The dreams of both men came true. The first is a friend and former colleague, the other a character I met while covering extraordinary goings-on* at Newcastle United. He proved excellent company and it was obvious to me that he was an accomplished journalist. So why on earth the Star?
"It's just great fun to work for," he replied. "If you are from The Sun and ring someone about a story, they either slam the phone down or demand pots of money. If you're from the Star, they just laugh."
There you have the essence of the Daily Star, now as it was when the conversation took place nearly 12 years ago. No one is supposed to take it too seriously.

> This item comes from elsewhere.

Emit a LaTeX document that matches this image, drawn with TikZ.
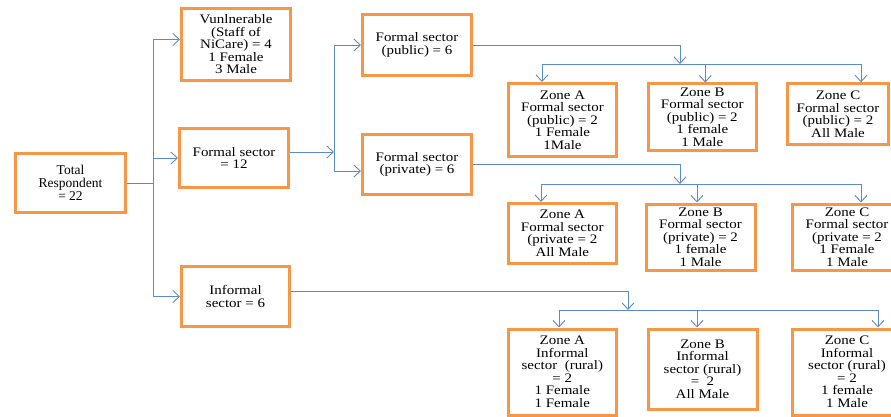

If you had asked me then about the paper, I would have said it was unnecessary, trashy and doomed. Ask me again and I would alter the third adjective. For doomed read successful: ABC figures for December showed that its sales rose 15.3 per cent, year on year, to reach 823,476 while the Daily Mirror and Sun circulations fell by 10 and just under three per cent respectively.
I have bought the paper four times since mid-December, without even asking for it to be concealed within a copy of the Financial Times or Penthouse. It costs only 20p, a marketing ploy central to the impressive sales.

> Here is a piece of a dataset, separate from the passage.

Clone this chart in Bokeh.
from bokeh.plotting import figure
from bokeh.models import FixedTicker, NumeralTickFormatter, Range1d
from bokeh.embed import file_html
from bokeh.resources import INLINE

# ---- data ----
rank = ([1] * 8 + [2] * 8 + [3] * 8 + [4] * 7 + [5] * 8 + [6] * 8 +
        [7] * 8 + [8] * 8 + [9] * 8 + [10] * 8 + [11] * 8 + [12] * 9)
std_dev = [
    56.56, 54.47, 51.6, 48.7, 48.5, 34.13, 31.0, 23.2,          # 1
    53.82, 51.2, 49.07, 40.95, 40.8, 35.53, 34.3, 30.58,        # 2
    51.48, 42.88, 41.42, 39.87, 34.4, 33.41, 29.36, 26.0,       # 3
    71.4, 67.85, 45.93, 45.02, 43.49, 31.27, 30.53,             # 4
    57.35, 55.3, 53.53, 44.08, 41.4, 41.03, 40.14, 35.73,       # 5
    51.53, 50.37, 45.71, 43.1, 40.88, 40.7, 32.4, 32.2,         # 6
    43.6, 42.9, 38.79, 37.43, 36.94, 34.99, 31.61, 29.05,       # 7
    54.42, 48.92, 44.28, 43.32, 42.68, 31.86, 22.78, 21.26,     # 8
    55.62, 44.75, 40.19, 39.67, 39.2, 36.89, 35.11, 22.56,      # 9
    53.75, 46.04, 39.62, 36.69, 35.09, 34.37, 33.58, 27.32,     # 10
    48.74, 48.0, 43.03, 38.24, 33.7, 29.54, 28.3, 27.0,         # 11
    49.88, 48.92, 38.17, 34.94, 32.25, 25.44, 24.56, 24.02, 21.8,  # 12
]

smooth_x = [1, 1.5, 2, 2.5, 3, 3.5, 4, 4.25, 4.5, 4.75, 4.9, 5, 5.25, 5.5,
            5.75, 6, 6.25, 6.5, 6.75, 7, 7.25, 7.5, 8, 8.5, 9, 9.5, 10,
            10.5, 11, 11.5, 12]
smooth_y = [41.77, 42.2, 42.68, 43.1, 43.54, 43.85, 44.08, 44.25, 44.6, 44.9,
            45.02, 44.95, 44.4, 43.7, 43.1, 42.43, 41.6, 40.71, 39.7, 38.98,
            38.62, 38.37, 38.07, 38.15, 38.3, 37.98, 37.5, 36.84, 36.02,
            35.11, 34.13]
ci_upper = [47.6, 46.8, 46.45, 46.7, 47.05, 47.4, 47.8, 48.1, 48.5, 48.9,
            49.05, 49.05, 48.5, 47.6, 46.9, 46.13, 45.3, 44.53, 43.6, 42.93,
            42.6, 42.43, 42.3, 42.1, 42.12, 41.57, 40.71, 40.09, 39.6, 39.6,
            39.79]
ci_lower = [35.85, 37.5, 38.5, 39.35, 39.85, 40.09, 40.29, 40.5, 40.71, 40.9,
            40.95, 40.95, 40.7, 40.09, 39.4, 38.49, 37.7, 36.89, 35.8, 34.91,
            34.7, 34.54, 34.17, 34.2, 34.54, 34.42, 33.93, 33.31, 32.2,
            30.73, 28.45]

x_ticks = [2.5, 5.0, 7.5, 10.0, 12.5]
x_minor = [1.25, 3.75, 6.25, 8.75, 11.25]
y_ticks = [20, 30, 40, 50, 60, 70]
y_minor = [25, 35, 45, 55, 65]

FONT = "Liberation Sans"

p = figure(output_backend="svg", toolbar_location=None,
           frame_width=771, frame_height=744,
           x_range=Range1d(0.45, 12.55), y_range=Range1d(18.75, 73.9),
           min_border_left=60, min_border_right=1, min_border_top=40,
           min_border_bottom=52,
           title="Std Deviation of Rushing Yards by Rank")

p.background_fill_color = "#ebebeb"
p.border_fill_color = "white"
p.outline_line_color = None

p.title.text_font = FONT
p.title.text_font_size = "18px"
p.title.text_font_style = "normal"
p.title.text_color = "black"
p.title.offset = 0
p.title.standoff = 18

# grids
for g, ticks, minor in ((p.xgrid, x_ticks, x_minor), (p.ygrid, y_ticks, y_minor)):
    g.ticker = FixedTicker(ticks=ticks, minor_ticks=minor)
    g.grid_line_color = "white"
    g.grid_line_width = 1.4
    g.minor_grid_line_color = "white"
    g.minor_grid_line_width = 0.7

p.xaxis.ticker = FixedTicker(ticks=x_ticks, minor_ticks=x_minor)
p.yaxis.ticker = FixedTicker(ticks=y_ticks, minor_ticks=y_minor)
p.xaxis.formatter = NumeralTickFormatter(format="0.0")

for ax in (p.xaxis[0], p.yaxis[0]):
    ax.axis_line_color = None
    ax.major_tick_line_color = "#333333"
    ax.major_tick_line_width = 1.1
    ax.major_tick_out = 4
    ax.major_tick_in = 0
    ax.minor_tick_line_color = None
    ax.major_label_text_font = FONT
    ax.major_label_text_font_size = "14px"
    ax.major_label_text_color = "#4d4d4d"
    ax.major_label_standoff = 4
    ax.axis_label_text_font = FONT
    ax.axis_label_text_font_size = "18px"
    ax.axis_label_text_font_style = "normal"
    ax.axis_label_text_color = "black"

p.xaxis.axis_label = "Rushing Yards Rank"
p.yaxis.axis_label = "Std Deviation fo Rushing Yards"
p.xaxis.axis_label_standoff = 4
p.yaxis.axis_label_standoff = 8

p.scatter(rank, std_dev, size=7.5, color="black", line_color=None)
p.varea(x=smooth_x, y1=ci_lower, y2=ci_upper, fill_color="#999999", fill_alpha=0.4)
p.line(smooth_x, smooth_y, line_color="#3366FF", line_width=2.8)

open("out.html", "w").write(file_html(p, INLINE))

To gain an idea of its priorities, consider the page one headlines of these editions.
X Factor Fixes Christmas Chart/ Simon's Secret Xtra Factor/ Jordan's Lovers Save BB/ Big Bruv Red-Hot Sex Crisis
Inside, there is more show business, with an emphasis on reality TV and celebrity gossip, lots of sports, especially football, and just about enough coverage of proper news, I imagine, to satisfy the target readership. The editorials in Monday's edition commented on immigration ("we need to close our doors"); snow-hit football ("health and safety madness cannot be allowed to ruin the beautiful game") and Big Brother (a gag about one of the contestants).
With a cover price so low, it is difficult to see how Richard Desmond's Northern and Shell Group can make a decent return on the paper (the group recorded pre-tax profits of £41m for 2008, down from £55m the previous year, but the accounts do not seem to break down the total into sectors).

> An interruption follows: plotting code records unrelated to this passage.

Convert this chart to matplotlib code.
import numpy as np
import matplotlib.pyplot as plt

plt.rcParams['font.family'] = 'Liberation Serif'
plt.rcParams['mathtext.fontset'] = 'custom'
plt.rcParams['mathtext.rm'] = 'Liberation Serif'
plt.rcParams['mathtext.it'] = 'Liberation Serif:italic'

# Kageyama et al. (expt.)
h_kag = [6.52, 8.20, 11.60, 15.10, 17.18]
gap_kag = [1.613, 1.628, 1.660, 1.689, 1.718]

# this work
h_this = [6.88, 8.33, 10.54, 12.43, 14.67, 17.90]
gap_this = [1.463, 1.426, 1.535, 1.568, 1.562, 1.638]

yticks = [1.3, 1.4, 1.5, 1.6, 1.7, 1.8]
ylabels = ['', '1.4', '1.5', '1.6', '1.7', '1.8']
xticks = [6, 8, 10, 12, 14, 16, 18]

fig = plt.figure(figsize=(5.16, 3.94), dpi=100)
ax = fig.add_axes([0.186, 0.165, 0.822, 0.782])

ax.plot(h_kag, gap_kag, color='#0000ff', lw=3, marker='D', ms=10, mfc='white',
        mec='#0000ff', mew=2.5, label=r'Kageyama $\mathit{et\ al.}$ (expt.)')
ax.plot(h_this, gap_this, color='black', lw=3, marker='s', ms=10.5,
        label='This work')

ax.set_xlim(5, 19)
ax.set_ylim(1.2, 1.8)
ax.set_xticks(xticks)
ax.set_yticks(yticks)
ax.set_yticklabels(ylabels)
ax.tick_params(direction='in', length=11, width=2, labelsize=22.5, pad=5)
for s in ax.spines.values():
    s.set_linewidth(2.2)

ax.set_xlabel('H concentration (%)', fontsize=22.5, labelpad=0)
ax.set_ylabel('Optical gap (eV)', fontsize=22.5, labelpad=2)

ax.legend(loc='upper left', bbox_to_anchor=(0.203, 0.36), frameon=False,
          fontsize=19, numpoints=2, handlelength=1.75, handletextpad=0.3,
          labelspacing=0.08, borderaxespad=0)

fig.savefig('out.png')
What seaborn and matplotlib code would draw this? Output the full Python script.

And 2009 proved an expensive year in the libel courts, with the Star and its stablemate, the Daily Express, forced to make large payouts arising from the case of the missing child Madeleine McCann; the new year has started with another settlement, this time handing over damages to a daughter of Sir Bob Geldof. The nature of the libellous statements concerned shows that the Star is not just a lightweight, harmless read but can get nasty.
It would hardly be a controversial view to suggest that the trade of journalism would not be greatly diminished if the Daily Star ceased to exist. But it has proved its resilience so often that the editor, Dawn Neesom, and that contented old confrère from the North can afford to respond to such an impertinent thought with cheeky chappy smirks.
*"Aren't there always extraordinary goings-on at Newcastle United," I hear you wearily demand, "so that they are no longer classifiable as extraordinary?" Well, yes. But this was the time senior boardroom figures had been caught out in a News of the World investigation for, among other things, calling female Toon supporters "dogs" and mocking Alan Shearer as football's Mary Poppins. It all led to another of the club's crises.